**INSTRUCTIONS FOR THE TASK**
Will you output all of the data below exactly, omitting the images?
start DATA PROVIDED
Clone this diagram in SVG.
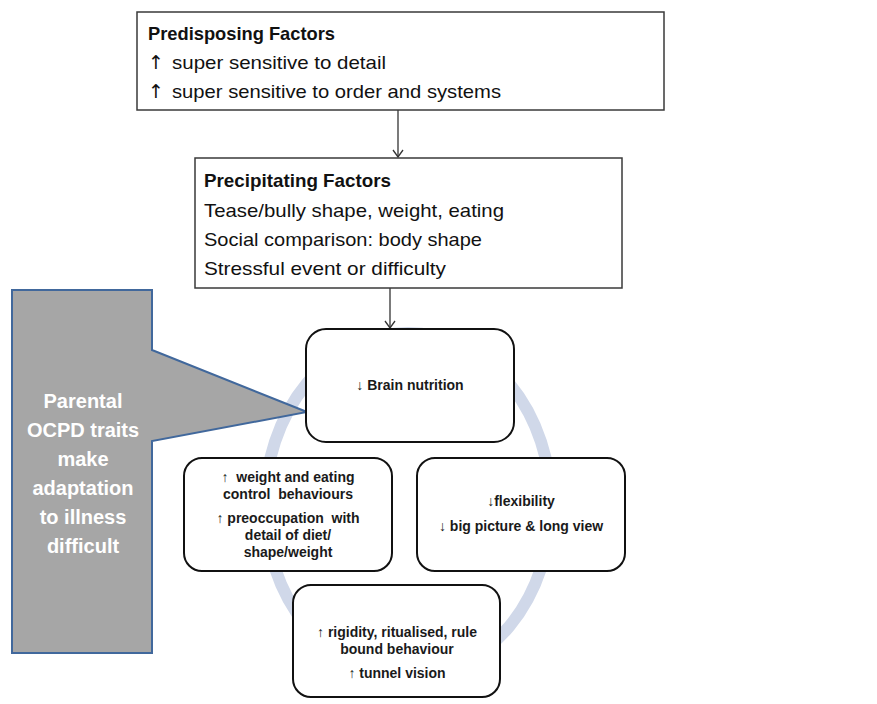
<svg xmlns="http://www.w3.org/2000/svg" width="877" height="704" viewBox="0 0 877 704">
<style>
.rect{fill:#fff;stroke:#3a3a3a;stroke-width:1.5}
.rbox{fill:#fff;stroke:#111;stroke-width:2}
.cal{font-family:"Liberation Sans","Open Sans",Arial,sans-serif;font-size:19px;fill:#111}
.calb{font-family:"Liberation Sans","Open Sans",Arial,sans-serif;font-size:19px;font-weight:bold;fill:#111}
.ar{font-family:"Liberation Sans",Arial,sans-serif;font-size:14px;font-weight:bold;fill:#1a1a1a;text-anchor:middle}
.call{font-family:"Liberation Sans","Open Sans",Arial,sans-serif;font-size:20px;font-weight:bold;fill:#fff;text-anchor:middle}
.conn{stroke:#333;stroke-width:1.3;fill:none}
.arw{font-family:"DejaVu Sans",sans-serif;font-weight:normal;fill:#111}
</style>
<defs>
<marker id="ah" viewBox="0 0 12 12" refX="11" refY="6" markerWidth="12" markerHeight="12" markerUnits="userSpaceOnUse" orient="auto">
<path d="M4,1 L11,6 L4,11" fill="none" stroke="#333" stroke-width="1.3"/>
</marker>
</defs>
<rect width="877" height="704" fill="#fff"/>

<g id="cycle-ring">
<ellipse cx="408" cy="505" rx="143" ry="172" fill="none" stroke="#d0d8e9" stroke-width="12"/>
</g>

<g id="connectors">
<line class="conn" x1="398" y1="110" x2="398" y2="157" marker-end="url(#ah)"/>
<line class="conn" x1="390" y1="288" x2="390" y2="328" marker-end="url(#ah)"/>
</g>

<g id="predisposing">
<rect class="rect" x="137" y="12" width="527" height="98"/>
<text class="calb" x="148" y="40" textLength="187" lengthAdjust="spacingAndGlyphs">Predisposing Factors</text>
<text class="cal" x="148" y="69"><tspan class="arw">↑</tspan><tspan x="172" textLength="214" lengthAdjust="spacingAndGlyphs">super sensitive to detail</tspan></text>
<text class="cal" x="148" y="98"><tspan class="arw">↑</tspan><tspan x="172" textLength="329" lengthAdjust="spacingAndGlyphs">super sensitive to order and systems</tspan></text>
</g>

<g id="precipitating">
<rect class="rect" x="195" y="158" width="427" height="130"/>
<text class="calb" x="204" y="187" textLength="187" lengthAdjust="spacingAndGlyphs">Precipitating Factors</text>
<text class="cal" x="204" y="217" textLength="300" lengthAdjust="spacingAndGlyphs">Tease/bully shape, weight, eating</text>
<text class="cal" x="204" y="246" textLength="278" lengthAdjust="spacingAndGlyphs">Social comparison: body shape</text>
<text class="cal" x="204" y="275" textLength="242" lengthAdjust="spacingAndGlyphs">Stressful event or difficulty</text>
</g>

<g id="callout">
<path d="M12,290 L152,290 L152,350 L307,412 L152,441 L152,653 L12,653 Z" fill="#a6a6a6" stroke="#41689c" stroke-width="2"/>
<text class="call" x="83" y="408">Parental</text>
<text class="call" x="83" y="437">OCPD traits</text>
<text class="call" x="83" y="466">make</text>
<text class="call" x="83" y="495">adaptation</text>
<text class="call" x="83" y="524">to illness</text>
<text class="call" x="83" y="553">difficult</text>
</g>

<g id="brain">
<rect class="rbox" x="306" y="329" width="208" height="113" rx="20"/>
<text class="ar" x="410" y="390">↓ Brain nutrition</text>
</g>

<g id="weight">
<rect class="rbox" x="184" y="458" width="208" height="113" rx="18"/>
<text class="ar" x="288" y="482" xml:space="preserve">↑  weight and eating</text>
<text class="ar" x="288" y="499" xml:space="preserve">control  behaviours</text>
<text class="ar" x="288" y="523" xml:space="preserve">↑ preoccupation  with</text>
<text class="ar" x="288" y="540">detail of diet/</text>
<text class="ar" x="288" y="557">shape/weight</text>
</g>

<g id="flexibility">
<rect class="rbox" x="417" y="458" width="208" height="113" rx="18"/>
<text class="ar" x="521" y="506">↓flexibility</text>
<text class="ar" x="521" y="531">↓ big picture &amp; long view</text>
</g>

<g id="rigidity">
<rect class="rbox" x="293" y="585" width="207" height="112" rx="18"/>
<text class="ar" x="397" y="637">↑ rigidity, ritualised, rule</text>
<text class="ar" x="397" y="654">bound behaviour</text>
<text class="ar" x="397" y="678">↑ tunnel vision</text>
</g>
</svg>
end DATA PROVIDED
**WRITTEN ANSWER**
Clone this diagram in SVG.
<svg xmlns="http://www.w3.org/2000/svg" width="877" height="704" viewBox="0 0 877 704">
<style>
.rect{fill:#fff;stroke:#3a3a3a;stroke-width:1.5}
.rbox{fill:#fff;stroke:#111;stroke-width:2}
.cal{font-family:"Liberation Sans","Open Sans",Arial,sans-serif;font-size:19px;fill:#111}
.calb{font-family:"Liberation Sans","Open Sans",Arial,sans-serif;font-size:19px;font-weight:bold;fill:#111}
.ar{font-family:"Liberation Sans",Arial,sans-serif;font-size:14px;font-weight:bold;fill:#1a1a1a;text-anchor:middle}
.call{font-family:"Liberation Sans","Open Sans",Arial,sans-serif;font-size:20px;font-weight:bold;fill:#fff;text-anchor:middle}
.conn{stroke:#333;stroke-width:1.3;fill:none}
.arw{font-family:"DejaVu Sans",sans-serif;font-weight:normal;fill:#111}
</style>
<defs>
<marker id="ah" viewBox="0 0 12 12" refX="11" refY="6" markerWidth="12" markerHeight="12" markerUnits="userSpaceOnUse" orient="auto">
<path d="M4,1 L11,6 L4,11" fill="none" stroke="#333" stroke-width="1.3"/>
</marker>
</defs>
<rect width="877" height="704" fill="#fff"/>

<g id="cycle-ring">
<ellipse cx="408" cy="505" rx="143" ry="172" fill="none" stroke="#d0d8e9" stroke-width="12"/>
</g>

<g id="connectors">
<line class="conn" x1="398" y1="110" x2="398" y2="157" marker-end="url(#ah)"/>
<line class="conn" x1="390" y1="288" x2="390" y2="328" marker-end="url(#ah)"/>
</g>

<g id="predisposing">
<rect class="rect" x="137" y="12" width="527" height="98"/>
<text class="calb" x="148" y="40" textLength="187" lengthAdjust="spacingAndGlyphs">Predisposing Factors</text>
<text class="cal" x="148" y="69"><tspan class="arw">↑</tspan><tspan x="172" textLength="214" lengthAdjust="spacingAndGlyphs">super sensitive to detail</tspan></text>
<text class="cal" x="148" y="98"><tspan class="arw">↑</tspan><tspan x="172" textLength="329" lengthAdjust="spacingAndGlyphs">super sensitive to order and systems</tspan></text>
</g>

<g id="precipitating">
<rect class="rect" x="195" y="158" width="427" height="130"/>
<text class="calb" x="204" y="187" textLength="187" lengthAdjust="spacingAndGlyphs">Precipitating Factors</text>
<text class="cal" x="204" y="217" textLength="300" lengthAdjust="spacingAndGlyphs">Tease/bully shape, weight, eating</text>
<text class="cal" x="204" y="246" textLength="278" lengthAdjust="spacingAndGlyphs">Social comparison: body shape</text>
<text class="cal" x="204" y="275" textLength="242" lengthAdjust="spacingAndGlyphs">Stressful event or difficulty</text>
</g>

<g id="callout">
<path d="M12,290 L152,290 L152,350 L307,412 L152,441 L152,653 L12,653 Z" fill="#a6a6a6" stroke="#41689c" stroke-width="2"/>
<text class="call" x="83" y="408">Parental</text>
<text class="call" x="83" y="437">OCPD traits</text>
<text class="call" x="83" y="466">make</text>
<text class="call" x="83" y="495">adaptation</text>
<text class="call" x="83" y="524">to illness</text>
<text class="call" x="83" y="553">difficult</text>
</g>

<g id="brain">
<rect class="rbox" x="306" y="329" width="208" height="113" rx="20"/>
<text class="ar" x="410" y="390">↓ Brain nutrition</text>
</g>

<g id="weight">
<rect class="rbox" x="184" y="458" width="208" height="113" rx="18"/>
<text class="ar" x="288" y="482" xml:space="preserve">↑  weight and eating</text>
<text class="ar" x="288" y="499" xml:space="preserve">control  behaviours</text>
<text class="ar" x="288" y="523" xml:space="preserve">↑ preoccupation  with</text>
<text class="ar" x="288" y="540">detail of diet/</text>
<text class="ar" x="288" y="557">shape/weight</text>
</g>

<g id="flexibility">
<rect class="rbox" x="417" y="458" width="208" height="113" rx="18"/>
<text class="ar" x="521" y="506">↓flexibility</text>
<text class="ar" x="521" y="531">↓ big picture &amp; long view</text>
</g>

<g id="rigidity">
<rect class="rbox" x="293" y="585" width="207" height="112" rx="18"/>
<text class="ar" x="397" y="637">↑ rigidity, ritualised, rule</text>
<text class="ar" x="397" y="654">bound behaviour</text>
<text class="ar" x="397" y="678">↑ tunnel vision</text>
</g>
</svg>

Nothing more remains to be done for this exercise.